▶ The exercise
Everything from the opening line of the records below through the line with "import plotly.graph_objects as go" must be duplicated exactly, pictures left out.

▶ Records for this task
+++

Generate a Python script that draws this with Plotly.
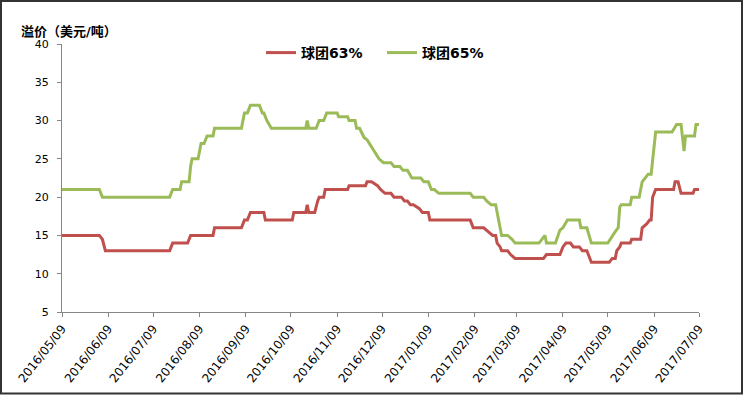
import plotly.graph_objects as go

# ---- data ----
red_dates = ["2016-05-09","2016-06-03","2016-06-05","2016-06-07","2016-07-20","2016-07-22","2016-08-01","2016-08-03",
             "2016-08-18","2016-08-19","2016-09-06","2016-09-08","2016-09-10","2016-09-12","2016-09-21","2016-09-22",
             "2016-10-10","2016-10-11","2016-10-19","2016-10-20","2016-10-21","2016-10-25","2016-10-27","2016-10-28",
             "2016-10-31","2016-11-01","2016-11-16","2016-11-17","2016-11-28","2016-11-29","2016-12-02","2016-12-06",
             "2016-12-08","2016-12-11","2016-12-15","2016-12-17","2016-12-22","2016-12-24","2016-12-26","2016-12-28",
             "2016-12-30","2017-01-03","2017-01-05","2017-01-09","2017-01-10","2017-02-06","2017-02-08","2017-02-15",
             "2017-02-18","2017-02-21","2017-02-23","2017-02-24","2017-02-26","2017-02-27","2017-03-03","2017-03-05",
             "2017-03-08","2017-03-27","2017-03-29","2017-04-07","2017-04-09","2017-04-11","2017-04-14","2017-04-16",
             "2017-04-20","2017-04-22","2017-04-25","2017-04-28","2017-05-10","2017-05-12","2017-05-14","2017-05-15",
             "2017-05-17","2017-05-18","2017-05-24","2017-05-25","2017-05-31","2017-06-01","2017-06-04","2017-06-06",
             "2017-06-07","2017-06-08","2017-06-10","2017-06-22","2017-06-23","2017-06-25","2017-06-27","2017-07-05",
             "2017-07-06","2017-07-09"]
red_vals = [15,15,14.5,13,13,14,14,15,
            15,16,16,17,17,18,18,17,
            17,18,18,19,18,18,19.5,20,
            20,21,21,21.5,21.5,22,22,21.5,
            21,20.5,20.5,20,20,19.5,19.5,19,
            19,18.5,18,18,17,17,16,16,
            15.5,15,15,14,13.5,13,13,12.5,
            12,12,12.5,12.5,13.5,14,14,13.5,
            13.5,13,13,11.5,11.5,12,12,13,
            13.5,14,14,14.5,14.5,16,16.5,17,
            17,20,21,21,22,22,20.5,20.5,
            21,21]

green_dates = ["2016-05-09","2016-06-03","2016-06-05","2016-07-20","2016-07-22","2016-07-27","2016-07-28","2016-08-02",
               "2016-08-03","2016-08-04","2016-08-08","2016-08-10","2016-08-12","2016-08-14","2016-08-18","2016-08-19",
               "2016-09-06","2016-09-08","2016-09-10","2016-09-12","2016-09-18","2016-09-20","2016-09-21","2016-09-23",
               "2016-09-26","2016-10-19","2016-10-20","2016-10-21","2016-10-26","2016-10-28","2016-10-31","2016-11-02",
               "2016-11-09","2016-11-10","2016-11-16","2016-11-17","2016-11-21","2016-11-22","2016-11-24","2016-11-27",
               "2016-11-29","2016-12-02","2016-12-06","2016-12-07","2016-12-10","2016-12-15","2016-12-17","2016-12-21",
               "2016-12-23","2016-12-26","2016-12-29","2017-01-04","2017-01-06","2017-01-09","2017-01-11","2017-01-13",
               "2017-01-16","2017-02-06","2017-02-08","2017-02-15","2017-02-17","2017-02-20","2017-02-23","2017-02-27",
               "2017-03-03","2017-03-06","2017-03-08","2017-03-24","2017-03-28","2017-03-29","2017-04-04","2017-04-07",
               "2017-04-09","2017-04-12","2017-04-20","2017-04-21","2017-04-25","2017-04-27","2017-04-28","2017-05-09",
               "2017-05-12","2017-05-14","2017-05-16","2017-05-17","2017-05-18","2017-05-24","2017-05-25","2017-05-30",
               "2017-06-01","2017-06-03","2017-06-05","2017-06-07","2017-06-10","2017-06-21","2017-06-24","2017-06-27",
               "2017-06-29","2017-06-30","2017-07-06","2017-07-07","2017-07-09"]
green_vals = [21,21,20,20,21,21,22,22,
              24,25,25,27,27,28,28,29,
              29,31,31,32,32,31,31,30,
              29,29,30,29,29,30,30,31,
              31,30.5,30.5,30,30,29,29,27.8,
              27.5,26.5,25.3,25,24.5,24.5,24,24,
              23.5,23.5,22.5,22.5,22,22,21,21,
              20.5,20.5,20,20,19.5,19,19,15,
              15,14.5,14,14,15,14,14,15.7,
              16,17,17,16,16,14.6,14,14,
              15,15.5,16,18.7,19,19,20,20,
              22,22.5,23,23,28.5,28.5,29.5,29.5,
              26,28,28,29.5,29.5]

tick_dates = ["2016-05-09","2016-06-09","2016-07-09","2016-08-09","2016-09-09","2016-10-09","2016-11-09",
              "2016-12-09","2017-01-09","2017-02-09","2017-03-09","2017-04-09","2017-05-09","2017-06-09","2017-07-09"]
tick_labels = [d.replace("-", "/") for d in tick_dates]

series_names = ["球团63%", "球团65%"]
y_title = "溢价（美元/吨）"

FONT = "DejaVu Sans, Noto Sans CJK SC, sans-serif"

W, H = 751, 396
L, R, T, B = 62, 52, 44, 84
pw, ph = W - L - R, H - T - B

def px_x(px):
    return (px - L) / pw

def px_y(py):
    return (H - B - py) / ph

fig = go.Figure()
fig.add_trace(go.Scatter(x=red_dates, y=red_vals, mode="lines", name=series_names[0],
                         line=dict(color="#C0504D", width=3)))
fig.add_trace(go.Scatter(x=green_dates, y=green_vals, mode="lines", name=series_names[1],
                         line=dict(color="#9BBB59", width=3)))

axis_col = "#868686"
fig.update_layout(
    width=W, height=H,
    margin=dict(l=L, r=R, t=T, b=B, pad=0),
    paper_bgcolor="white", plot_bgcolor="white",
    font=dict(family=FONT, color="black"),
    showlegend=True,
    legend=dict(orientation="h", x=px_x(261), y=px_y(53), xanchor="left", yanchor="middle",
                font=dict(size=14, family=FONT, color="black", weight="bold"),
                bgcolor="rgba(0,0,0,0)", entrywidth=76, itemwidth=30),
    xaxis=dict(type="date", range=["2016-05-09", "2017-07-09"], tickvals=tick_dates, ticktext=tick_labels,
               tickangle=-52, showline=True, linecolor=axis_col, linewidth=1, ticks="outside", ticklen=4,
               tickcolor=axis_col, showgrid=False, zeroline=False, automargin=False,
               tickfont=dict(size=12, color="black")),
    yaxis=dict(range=[5, 40], dtick=5, tick0=5, showline=True, linecolor=axis_col, linewidth=1,
               ticks="outside", ticklen=4, tickcolor=axis_col, showgrid=False, zeroline=False, automargin=False,
               tickfont=dict(size=11, color="black"), ticklabelstandoff=6),
    annotations=[dict(text="<b>" + y_title + "</b>", x=px_x(19), y=px_y(31), xref="paper", yref="paper",
                      xanchor="left", yanchor="middle", showarrow=False,
                      font=dict(size=13, family=FONT, color="black"))],
    shapes=[dict(type="rect", xref="paper", yref="paper", x0=px_x(1), x1=px_x(742), y0=px_y(1), y1=px_y(393.5),
                 line=dict(color="#333333", width=2), fillcolor="rgba(0,0,0,0)")],
)

fig.write_html("out.html", config={"displayModeBar": False},
               post_script="document.body.style.margin='0';document.body.style.padding='0';")
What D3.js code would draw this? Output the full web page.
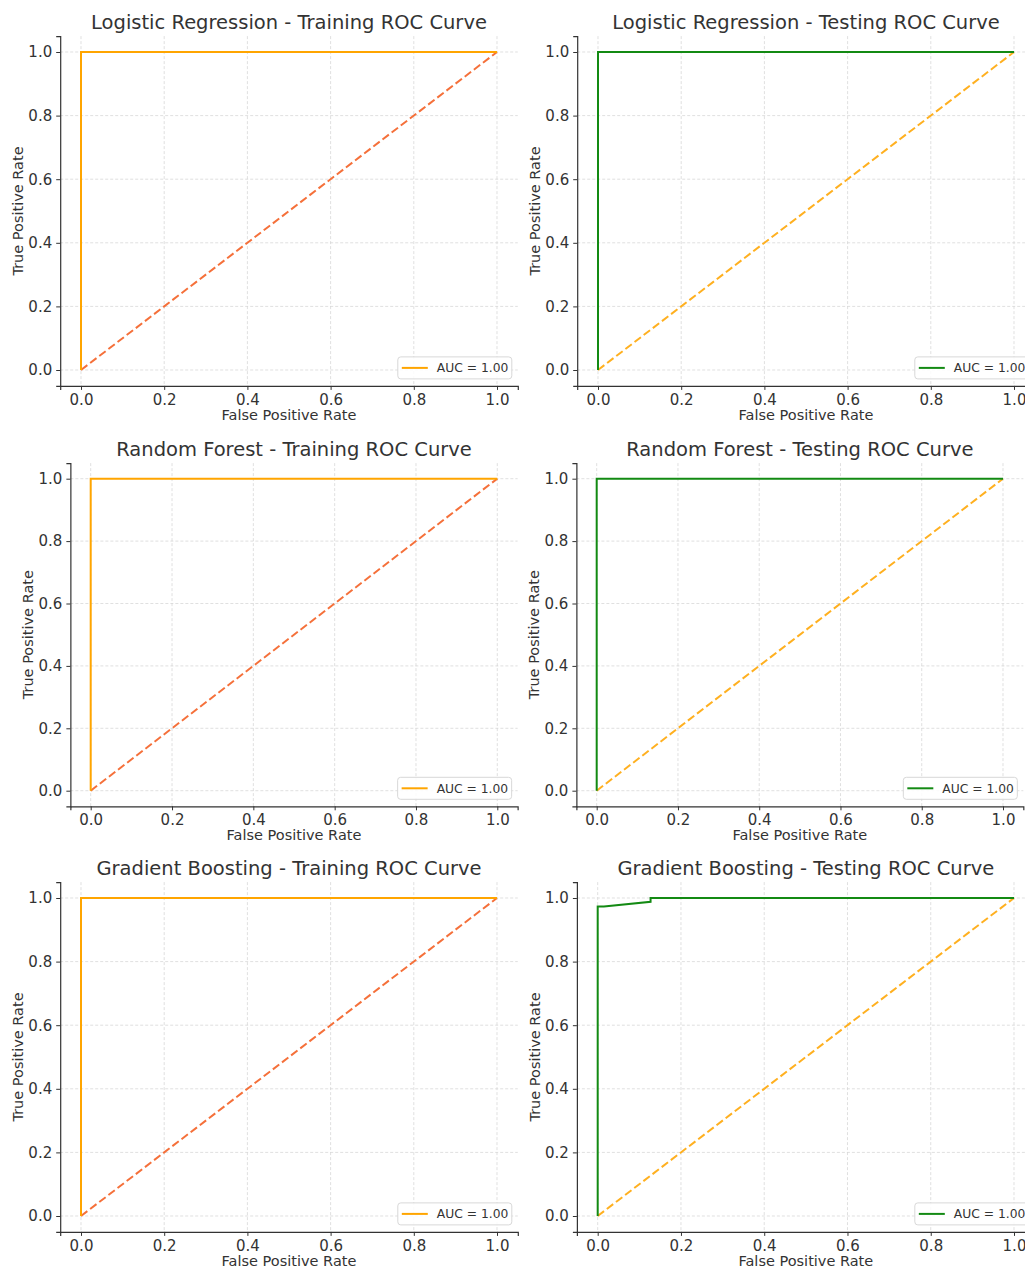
<!DOCTYPE html>
<html>
<head>
<meta charset="utf-8">
<script src="https://cdn.jsdelivr.net/npm/d3@7"></script>
<style>
  body { margin: 0; background: #fff; }
  svg text { font-family: "DejaVu Sans", sans-serif; fill: #333; }
</style>
</head>
<body>
<div id="chart"></div>
<script>
// roc points
const lrTrainFpr = [0, 0, 1];
const lrTrainTpr = [0, 1, 1];
const lrTestFpr = [0, 0, 1];
const lrTestTpr = [0, 1, 1];
const rfTrainFpr = [0, 0, 1];
const rfTrainTpr = [0, 1, 1];
const rfTestFpr = [0, 0, 1];
const rfTestTpr = [0, 1, 1];
const gbTrainFpr = [0, 0, 1];
const gbTrainTpr = [0, 1, 1];
const gbTestFpr = [0, 0, 0.015, 0.127, 0.127, 1];
const gbTestTpr = [0, 0.973, 0.973, 0.988, 1, 1];

const aucLabels = ["AUC = 1.00", "AUC = 1.00", "AUC = 1.00", "AUC = 1.00", "AUC = 1.00", "AUC = 1.00"];
const titles = [
  "Logistic Regression - Training ROC Curve",
  "Logistic Regression - Testing ROC Curve",
  "Random Forest - Training ROC Curve",
  "Random Forest - Testing ROC Curve",
  "Gradient Boosting - Training ROC Curve",
  "Gradient Boosting - Testing ROC Curve"
];
const tickValues = [0, 0.2, 0.4, 0.6, 0.8, 1.0];

// pixel positions of tick 0 and tick 1 on each panel
const panels = [
  {x0: 81, x1: 497, y0: 370, y1: 52, fpr: lrTrainFpr, tpr: lrTrainTpr, train: true},
  {x0: 598, x1: 1014, y0: 370, y1: 52, fpr: lrTestFpr, tpr: lrTestTpr, train: false},
  {x0: 90.7, x1: 497.3, y0: 790.7, y1: 478.7, fpr: rfTrainFpr, tpr: rfTrainTpr, train: true},
  {x0: 596.7, x1: 1003, y0: 790.7, y1: 478.7, fpr: rfTestFpr, tpr: rfTestTpr, train: false},
  {x0: 81, x1: 497, y0: 1216, y1: 898, fpr: gbTrainFpr, tpr: gbTrainTpr, train: true},
  {x0: 597.7, x1: 1014, y0: 1216, y1: 898, fpr: gbTestFpr, tpr: gbTestTpr, train: false}
];

const svg = d3.select("#chart").append("svg")
  .attr("width", 1025)
  .attr("height", 1271);
svg.append("rect").attr("width", 1025).attr("height", 1271).attr("fill", "#fff");

panels.forEach((p, i) => {
  let dx = (p.x1 - p.x0) * 0.05, dy = (p.y0 - p.y1) * 0.05;
  let x = d3.scaleLinear().domain([-0.05, 1.05]).range([p.x0 - dx, p.x1 + dx]);
  let y = d3.scaleLinear().domain([-0.05, 1.05]).range([p.y0 + dy, p.y1 - dy]);
  let left = x.range()[0], right = x.range()[1], bottom = y.range()[0], top = y.range()[1];

  let g = svg.append("g");

  // grid
  g.selectAll(".vg").data(tickValues).join("line")
    .attr("x1", d => x(d)).attr("x2", d => x(d))
    .attr("y1", top).attr("y2", bottom)
    .attr("stroke", "#d2d2d2").attr("stroke-width", 0.7).attr("stroke-dasharray", "3,2");
  g.selectAll(".hg").data(tickValues).join("line")
    .attr("y1", d => y(d)).attr("y2", d => y(d))
    .attr("x1", left).attr("x2", right)
    .attr("stroke", "#d2d2d2").attr("stroke-width", 0.7).attr("stroke-dasharray", "3,2");

  // axes
  let xAxis = d3.axisBottom(x).tickValues(tickValues).tickFormat(d3.format(".1f")).tickSizeOuter(0).tickSize(4).tickPadding(4);
  let yAxis = d3.axisLeft(y).tickValues(tickValues).tickFormat(d3.format(".1f")).tickSizeOuter(0).tickSize(4).tickPadding(4);
  let xa = g.append("g").attr("transform", `translate(0,${bottom})`).call(xAxis);
  let ya = g.append("g").attr("transform", `translate(${left},0)`).call(yAxis);
  [xa, ya].forEach(a => {
    a.select(".domain").attr("stroke", "#333").attr("stroke-width", 1.2);
    a.selectAll(".tick line").attr("stroke", "#333");
    a.selectAll("text").attr("font-size", 15).attr("font-family", "DejaVu Sans").attr("fill", "#333");
  });

  // diagonal
  g.append("line")
    .attr("x1", x(0)).attr("y1", y(0)).attr("x2", x(1)).attr("y2", y(1))
    .attr("stroke", p.train ? "#f5703a" : "#ffb020")
    .attr("stroke-width", 2).attr("stroke-dasharray", "8,3.5");

  // roc curve
  let line = d3.line().x(d => x(d[0])).y(d => y(d[1]));
  let pts = p.fpr.map((f, k) => [f, p.tpr[k]]);
  let curveColor = p.train ? "#ffa500" : "#138a13";
  g.append("path").attr("d", line(pts))
    .attr("fill", "none").attr("stroke", curveColor).attr("stroke-width", 2);

  // title and labels
  g.append("text").attr("x", (left + right) / 2).attr("y", top - 7)
    .attr("text-anchor", "middle").attr("font-size", 19.5).text(titles[i]);
  g.append("text").attr("x", (left + right) / 2).attr("y", bottom + 34)
    .attr("text-anchor", "middle").attr("font-size", 14.5).text("False Positive Rate");
  g.append("text")
    .attr("transform", `translate(${left - 37},${(top + bottom) / 2}) rotate(-90)`)
    .attr("text-anchor", "middle").attr("font-size", 14.5).text("True Positive Rate");

  // legend
  let lw = 114, lh = 22;
  let lx = right - 6 - lw, ly = bottom - 7 - lh;
  let lg = g.append("g").attr("transform", `translate(${lx},${ly})`);
  lg.append("rect").attr("width", lw).attr("height", lh).attr("rx", 3)
    .attr("fill", "#fff").attr("fill-opacity", 0.85).attr("stroke", "#d8d8d8");
  lg.append("line").attr("x1", 4).attr("x2", 30).attr("y1", lh / 2).attr("y2", lh / 2)
    .attr("stroke", curveColor).attr("stroke-width", 2);
  lg.append("text").attr("x", 39).attr("y", lh / 2 + 4.5).attr("font-size", 12.3).text(aucLabels[i]);
});
</script>
</body>
</html>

+++

▶ Reply
Generate a Python script that draws this with Plotly.
import plotly.graph_objects as go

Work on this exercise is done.